WE’RE exhausted. You’d be exhausted too if your house had been hit by a whirlwind.

The whirlwind I speak of is about a foot long, black and white, and furry. I would say he answers to the name of Alfie, except Alfie answers to nobody.

He’s a cat (if you haven’t guessed) or rather a kitten: exactly four months old and not the brightest button in the box.

Kittens never are. They are amazed by anything, get excited if anything moves, and if you give them a cardboard box they think they have died and gone to heaven.

Alfie’s idea of the perfect evening is to sneak up on shoeless feet and nibble. That would be fun, except kittens don’t have teeth in their mouths. They have needles.

We got Alfie from a Blue Cross sanctuary, where he was born – one of three to a young cat that was abandoned, pregnant.

He came out with a big splodge on his nose, random patterns all over his belly and a faint trace of tabby on his back that hinted at his dad’s identity. His ears are black and white – one black and one white.

We spotted him in a picture on the Blue Cross website, and, being incurable cat people, fell for him instantly. Then our niece, who works at the sanctuary, told us that of all the naughty kittens in the place – and it must be full of them – he was the naughtiest.

As soon as we got him home he strolled out of the cage like he owned the place and demonstrated that in Alfie’s head there is no such thing as fear. He’s not bothered by people, nor other cats, even the ones that seem a thousand times bigger than him.

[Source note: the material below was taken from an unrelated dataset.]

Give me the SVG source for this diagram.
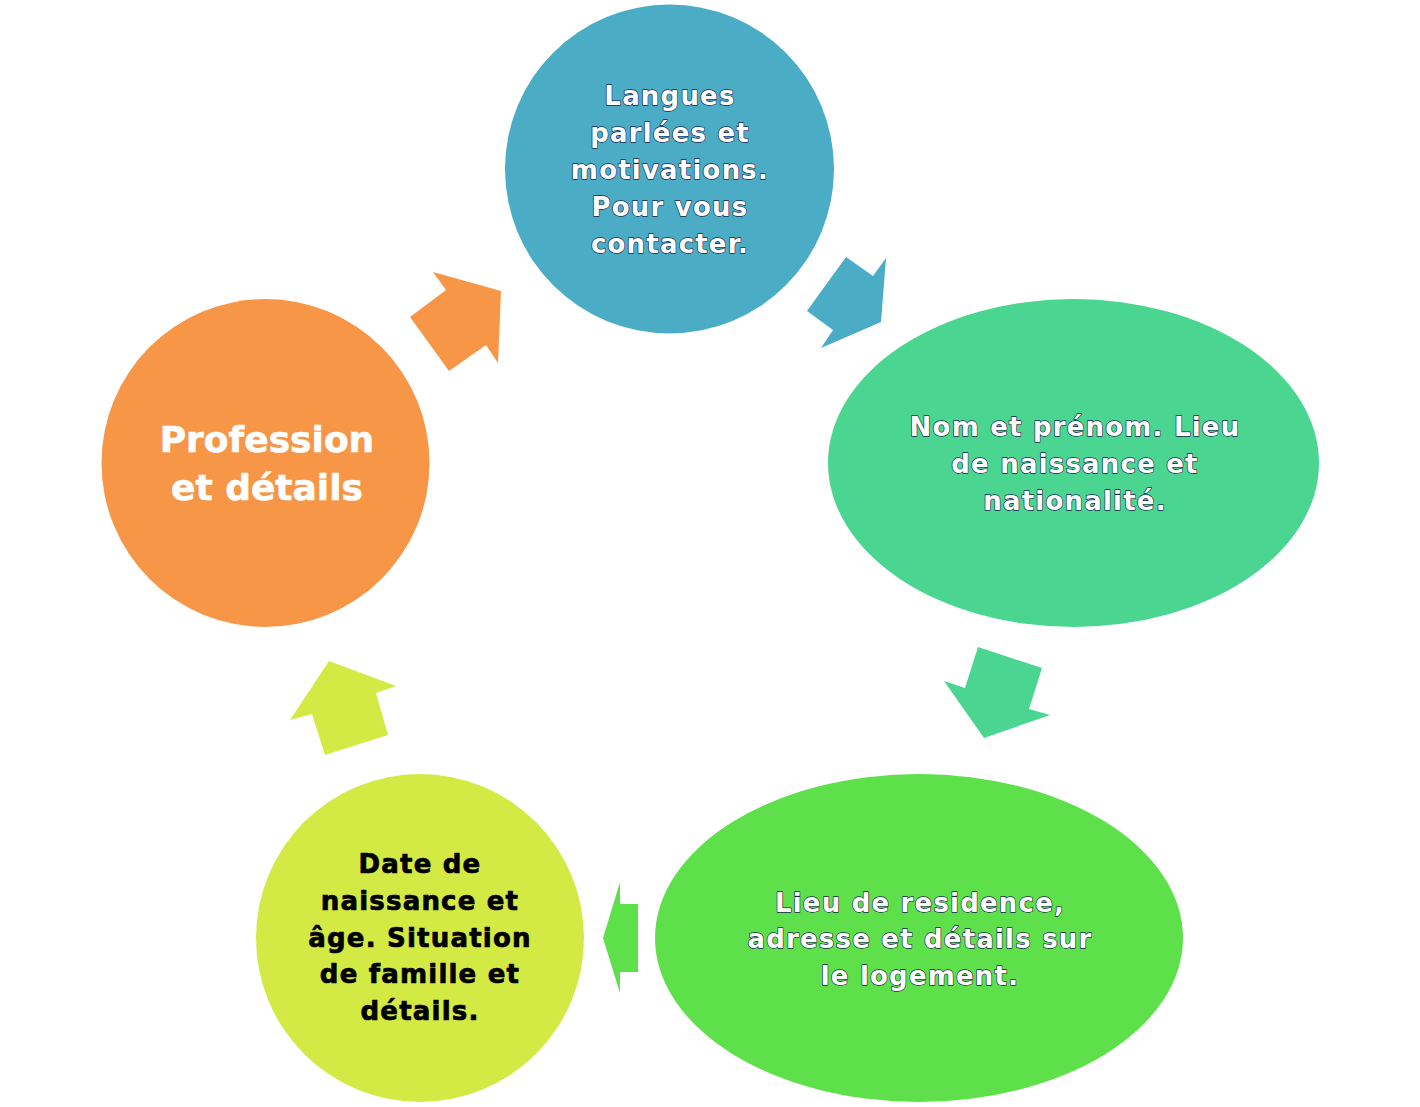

When the local bruiser wanders past the patio door, Alfie is so keen to play with him, he bumps into the glass.

To say he is as bold as brass would be misleading. Brass was never as bold as Alfie.

His favourite time is about eleven o’clock at night, when he comes flying out of the kitchen into the living room, leaps on the arm of settee, behind the curtains, up the blinds, along the back of the settee, under the table, in and out of the kitchen again, and then around again for another few laps. If you don’t dodge him as he zooms past, you get a cat in your face.

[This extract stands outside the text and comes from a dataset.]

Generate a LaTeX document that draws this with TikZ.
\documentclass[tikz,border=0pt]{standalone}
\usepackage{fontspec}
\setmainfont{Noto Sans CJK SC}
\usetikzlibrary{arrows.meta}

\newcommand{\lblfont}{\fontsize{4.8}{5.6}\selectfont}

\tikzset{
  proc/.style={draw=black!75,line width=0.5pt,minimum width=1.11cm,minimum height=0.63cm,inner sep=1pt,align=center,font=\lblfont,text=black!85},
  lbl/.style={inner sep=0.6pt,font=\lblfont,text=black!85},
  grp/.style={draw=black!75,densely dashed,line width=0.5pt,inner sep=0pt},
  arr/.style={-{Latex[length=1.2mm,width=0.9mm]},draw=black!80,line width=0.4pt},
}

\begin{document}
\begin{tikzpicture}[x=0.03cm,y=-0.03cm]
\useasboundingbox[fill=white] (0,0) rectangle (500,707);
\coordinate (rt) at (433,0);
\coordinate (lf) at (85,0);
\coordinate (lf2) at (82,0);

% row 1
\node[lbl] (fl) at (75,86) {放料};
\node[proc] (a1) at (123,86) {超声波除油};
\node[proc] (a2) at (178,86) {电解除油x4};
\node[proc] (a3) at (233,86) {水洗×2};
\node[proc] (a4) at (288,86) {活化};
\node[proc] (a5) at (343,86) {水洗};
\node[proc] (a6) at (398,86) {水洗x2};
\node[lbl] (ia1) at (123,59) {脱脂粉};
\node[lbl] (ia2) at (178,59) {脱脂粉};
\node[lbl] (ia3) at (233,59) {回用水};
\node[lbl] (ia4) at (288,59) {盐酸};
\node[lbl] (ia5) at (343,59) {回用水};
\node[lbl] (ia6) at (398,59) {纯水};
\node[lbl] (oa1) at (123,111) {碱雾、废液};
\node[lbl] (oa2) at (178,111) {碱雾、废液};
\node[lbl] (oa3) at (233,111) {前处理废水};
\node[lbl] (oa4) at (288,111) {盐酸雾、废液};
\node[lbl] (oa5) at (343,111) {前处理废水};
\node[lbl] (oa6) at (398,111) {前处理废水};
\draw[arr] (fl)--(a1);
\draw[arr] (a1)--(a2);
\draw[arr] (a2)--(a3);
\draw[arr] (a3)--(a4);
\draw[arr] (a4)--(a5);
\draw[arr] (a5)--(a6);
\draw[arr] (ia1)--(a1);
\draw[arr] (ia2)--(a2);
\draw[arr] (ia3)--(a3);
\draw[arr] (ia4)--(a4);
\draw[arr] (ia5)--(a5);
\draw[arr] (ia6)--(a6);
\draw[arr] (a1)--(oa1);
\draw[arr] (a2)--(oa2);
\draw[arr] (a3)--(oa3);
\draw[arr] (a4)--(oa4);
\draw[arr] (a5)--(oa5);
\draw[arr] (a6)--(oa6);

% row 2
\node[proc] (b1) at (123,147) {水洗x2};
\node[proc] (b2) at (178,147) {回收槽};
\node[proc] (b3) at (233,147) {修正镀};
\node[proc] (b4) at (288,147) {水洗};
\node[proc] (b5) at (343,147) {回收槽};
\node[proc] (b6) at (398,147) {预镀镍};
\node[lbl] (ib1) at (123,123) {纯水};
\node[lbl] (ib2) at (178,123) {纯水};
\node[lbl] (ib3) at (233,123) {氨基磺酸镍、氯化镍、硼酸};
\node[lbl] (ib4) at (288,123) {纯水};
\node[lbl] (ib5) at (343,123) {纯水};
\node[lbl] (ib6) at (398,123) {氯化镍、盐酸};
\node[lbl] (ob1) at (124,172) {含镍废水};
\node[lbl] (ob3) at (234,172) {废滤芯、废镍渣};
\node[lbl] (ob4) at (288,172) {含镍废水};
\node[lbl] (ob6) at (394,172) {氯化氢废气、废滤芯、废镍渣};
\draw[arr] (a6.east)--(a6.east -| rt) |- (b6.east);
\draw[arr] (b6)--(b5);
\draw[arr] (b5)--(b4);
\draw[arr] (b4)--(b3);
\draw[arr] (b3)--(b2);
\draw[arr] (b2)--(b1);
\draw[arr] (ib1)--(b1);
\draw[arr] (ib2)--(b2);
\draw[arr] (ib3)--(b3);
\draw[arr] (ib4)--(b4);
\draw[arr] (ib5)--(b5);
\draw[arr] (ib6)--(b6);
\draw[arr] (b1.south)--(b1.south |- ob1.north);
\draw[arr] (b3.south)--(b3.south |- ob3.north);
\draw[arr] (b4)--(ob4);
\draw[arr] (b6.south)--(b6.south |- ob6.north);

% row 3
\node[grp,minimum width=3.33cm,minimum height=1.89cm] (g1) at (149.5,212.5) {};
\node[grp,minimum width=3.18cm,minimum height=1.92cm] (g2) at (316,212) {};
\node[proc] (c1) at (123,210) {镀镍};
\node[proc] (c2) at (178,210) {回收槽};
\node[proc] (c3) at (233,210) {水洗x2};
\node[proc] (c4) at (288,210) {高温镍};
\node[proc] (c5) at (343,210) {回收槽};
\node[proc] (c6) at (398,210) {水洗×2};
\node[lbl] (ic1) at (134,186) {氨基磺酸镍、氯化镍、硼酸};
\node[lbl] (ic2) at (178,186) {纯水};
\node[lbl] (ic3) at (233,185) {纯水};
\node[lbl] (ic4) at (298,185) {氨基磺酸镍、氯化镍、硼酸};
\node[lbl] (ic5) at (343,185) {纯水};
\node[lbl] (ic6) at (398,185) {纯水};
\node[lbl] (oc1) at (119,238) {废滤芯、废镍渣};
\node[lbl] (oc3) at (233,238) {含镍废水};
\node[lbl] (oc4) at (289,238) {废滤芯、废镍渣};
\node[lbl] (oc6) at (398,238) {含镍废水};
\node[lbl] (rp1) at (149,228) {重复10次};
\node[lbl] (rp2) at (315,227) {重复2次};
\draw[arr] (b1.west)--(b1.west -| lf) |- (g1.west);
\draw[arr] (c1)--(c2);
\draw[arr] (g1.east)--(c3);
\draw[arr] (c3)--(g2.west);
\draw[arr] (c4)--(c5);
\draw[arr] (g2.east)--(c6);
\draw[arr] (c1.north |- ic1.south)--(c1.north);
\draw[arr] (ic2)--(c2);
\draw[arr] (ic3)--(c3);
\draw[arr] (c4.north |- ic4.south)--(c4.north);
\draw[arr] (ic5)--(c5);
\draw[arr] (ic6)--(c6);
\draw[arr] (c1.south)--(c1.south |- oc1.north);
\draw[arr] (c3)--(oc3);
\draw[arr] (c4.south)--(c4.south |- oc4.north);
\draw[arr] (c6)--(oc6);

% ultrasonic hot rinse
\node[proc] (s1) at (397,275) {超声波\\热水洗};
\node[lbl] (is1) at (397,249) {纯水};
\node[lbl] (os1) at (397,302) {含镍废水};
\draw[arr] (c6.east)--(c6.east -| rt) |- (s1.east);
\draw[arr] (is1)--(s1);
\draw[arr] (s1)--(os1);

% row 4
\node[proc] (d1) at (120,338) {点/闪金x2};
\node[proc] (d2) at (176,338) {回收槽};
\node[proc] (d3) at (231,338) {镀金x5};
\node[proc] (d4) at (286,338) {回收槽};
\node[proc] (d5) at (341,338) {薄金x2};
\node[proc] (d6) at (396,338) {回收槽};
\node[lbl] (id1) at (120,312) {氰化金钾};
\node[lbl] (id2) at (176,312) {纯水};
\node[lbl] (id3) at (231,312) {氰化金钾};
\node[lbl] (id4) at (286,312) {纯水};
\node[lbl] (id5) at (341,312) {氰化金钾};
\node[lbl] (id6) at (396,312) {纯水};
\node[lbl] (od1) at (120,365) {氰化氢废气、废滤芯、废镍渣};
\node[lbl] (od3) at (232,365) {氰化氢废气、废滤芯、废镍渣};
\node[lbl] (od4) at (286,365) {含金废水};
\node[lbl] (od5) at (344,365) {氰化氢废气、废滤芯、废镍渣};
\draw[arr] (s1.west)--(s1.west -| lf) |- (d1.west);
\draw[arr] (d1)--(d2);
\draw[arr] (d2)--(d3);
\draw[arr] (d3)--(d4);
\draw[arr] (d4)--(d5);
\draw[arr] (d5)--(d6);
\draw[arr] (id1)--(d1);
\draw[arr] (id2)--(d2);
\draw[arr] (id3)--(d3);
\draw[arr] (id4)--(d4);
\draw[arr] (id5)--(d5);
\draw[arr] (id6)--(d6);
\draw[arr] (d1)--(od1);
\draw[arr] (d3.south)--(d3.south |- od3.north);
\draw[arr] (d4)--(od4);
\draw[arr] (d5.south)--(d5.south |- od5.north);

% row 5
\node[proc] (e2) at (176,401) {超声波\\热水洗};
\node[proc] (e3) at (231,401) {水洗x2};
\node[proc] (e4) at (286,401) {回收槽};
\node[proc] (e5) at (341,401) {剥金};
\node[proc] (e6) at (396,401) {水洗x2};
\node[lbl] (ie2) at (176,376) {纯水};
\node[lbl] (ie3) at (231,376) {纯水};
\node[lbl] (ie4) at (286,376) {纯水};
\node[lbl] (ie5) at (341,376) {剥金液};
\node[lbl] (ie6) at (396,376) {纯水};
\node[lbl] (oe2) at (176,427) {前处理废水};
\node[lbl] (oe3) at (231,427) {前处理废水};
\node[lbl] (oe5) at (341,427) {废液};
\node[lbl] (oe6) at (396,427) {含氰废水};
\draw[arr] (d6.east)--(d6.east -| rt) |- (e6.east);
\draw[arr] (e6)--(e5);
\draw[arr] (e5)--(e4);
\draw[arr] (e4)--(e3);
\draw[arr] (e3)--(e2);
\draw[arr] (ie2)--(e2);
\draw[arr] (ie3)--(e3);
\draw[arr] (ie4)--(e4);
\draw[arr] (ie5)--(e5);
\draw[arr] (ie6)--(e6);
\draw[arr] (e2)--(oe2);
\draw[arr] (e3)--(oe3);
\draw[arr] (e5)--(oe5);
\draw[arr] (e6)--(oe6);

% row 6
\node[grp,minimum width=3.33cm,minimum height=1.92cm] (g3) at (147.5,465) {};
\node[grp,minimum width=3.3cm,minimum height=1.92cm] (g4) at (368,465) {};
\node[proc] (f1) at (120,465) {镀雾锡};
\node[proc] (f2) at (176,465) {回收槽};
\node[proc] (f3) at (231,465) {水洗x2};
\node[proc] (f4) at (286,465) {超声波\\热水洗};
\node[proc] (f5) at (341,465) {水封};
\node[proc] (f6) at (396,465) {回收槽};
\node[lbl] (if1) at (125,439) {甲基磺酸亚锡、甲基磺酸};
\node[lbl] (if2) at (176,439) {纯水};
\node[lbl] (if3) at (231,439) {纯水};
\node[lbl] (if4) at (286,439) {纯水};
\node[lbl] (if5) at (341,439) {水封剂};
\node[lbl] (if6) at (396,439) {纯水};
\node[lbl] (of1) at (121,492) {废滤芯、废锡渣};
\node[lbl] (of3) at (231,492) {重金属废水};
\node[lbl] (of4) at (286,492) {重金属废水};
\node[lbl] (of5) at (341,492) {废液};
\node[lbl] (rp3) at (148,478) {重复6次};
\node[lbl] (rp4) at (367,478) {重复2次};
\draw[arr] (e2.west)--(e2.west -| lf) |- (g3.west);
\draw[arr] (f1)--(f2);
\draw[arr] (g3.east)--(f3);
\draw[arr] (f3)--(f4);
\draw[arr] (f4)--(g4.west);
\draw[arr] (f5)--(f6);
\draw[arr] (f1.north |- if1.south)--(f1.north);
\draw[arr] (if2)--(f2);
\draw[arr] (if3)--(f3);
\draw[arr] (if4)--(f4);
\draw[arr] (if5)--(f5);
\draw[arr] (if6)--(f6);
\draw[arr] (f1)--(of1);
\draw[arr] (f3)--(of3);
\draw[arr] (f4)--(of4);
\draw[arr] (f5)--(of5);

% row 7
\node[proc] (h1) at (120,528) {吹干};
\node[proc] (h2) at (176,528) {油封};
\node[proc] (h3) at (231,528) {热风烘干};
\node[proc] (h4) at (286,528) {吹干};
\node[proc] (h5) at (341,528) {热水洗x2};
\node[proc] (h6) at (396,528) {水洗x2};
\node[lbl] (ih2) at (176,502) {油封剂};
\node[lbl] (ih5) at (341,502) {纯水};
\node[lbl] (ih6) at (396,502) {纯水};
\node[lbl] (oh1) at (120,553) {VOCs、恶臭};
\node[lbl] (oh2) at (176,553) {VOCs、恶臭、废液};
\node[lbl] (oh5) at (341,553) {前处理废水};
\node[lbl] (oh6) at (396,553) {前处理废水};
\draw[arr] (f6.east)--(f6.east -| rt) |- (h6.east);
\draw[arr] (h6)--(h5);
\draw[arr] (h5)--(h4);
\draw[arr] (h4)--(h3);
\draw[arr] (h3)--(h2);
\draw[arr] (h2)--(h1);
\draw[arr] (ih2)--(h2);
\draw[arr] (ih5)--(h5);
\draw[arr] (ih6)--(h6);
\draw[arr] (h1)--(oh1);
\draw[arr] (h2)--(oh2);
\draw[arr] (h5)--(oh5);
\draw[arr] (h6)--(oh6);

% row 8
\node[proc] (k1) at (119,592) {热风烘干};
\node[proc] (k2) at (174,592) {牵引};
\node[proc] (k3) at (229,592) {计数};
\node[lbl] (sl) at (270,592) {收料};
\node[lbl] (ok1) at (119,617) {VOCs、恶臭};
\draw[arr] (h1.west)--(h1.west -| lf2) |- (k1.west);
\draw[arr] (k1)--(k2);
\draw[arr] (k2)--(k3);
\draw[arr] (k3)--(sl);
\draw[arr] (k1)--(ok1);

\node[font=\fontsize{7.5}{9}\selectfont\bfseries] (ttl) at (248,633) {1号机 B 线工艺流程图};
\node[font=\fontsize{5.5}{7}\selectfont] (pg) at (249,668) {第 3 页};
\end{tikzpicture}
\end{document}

And if you think we have a problem, spare a thought for Poppy, our other cat. She is a rescue cat, from the same place as Alfie, and two years old. We’ve had her a year, so she has been accustomed to being queen of all she surveys. Then Nutty Boy turns up.

Cats don’t have many muscles in their faces, so it’s sometimes hard to see what they are feeling, but Poppy now wears a permanently look on her face that says: “Did you see what he did there?”

She can’t quite believe it, and has absolutely no intention of stooping to his level, but poor Alfie can’t get it into his head that she doesn’t want to play. So Poppy is looking forward to Alfie growing up and being less of an embarrassment to the family. We are, too.

It’s hard work, trying to keep up with a kitten when you don’t yet have grandchildren to get you accustomed to all that running around, so we are looking forward to some peace and quiet in the New Year. But we’re also dying to see what Alfie is like when he’s a big boy. He drives us crazy, but one day we are going to be crazy about him.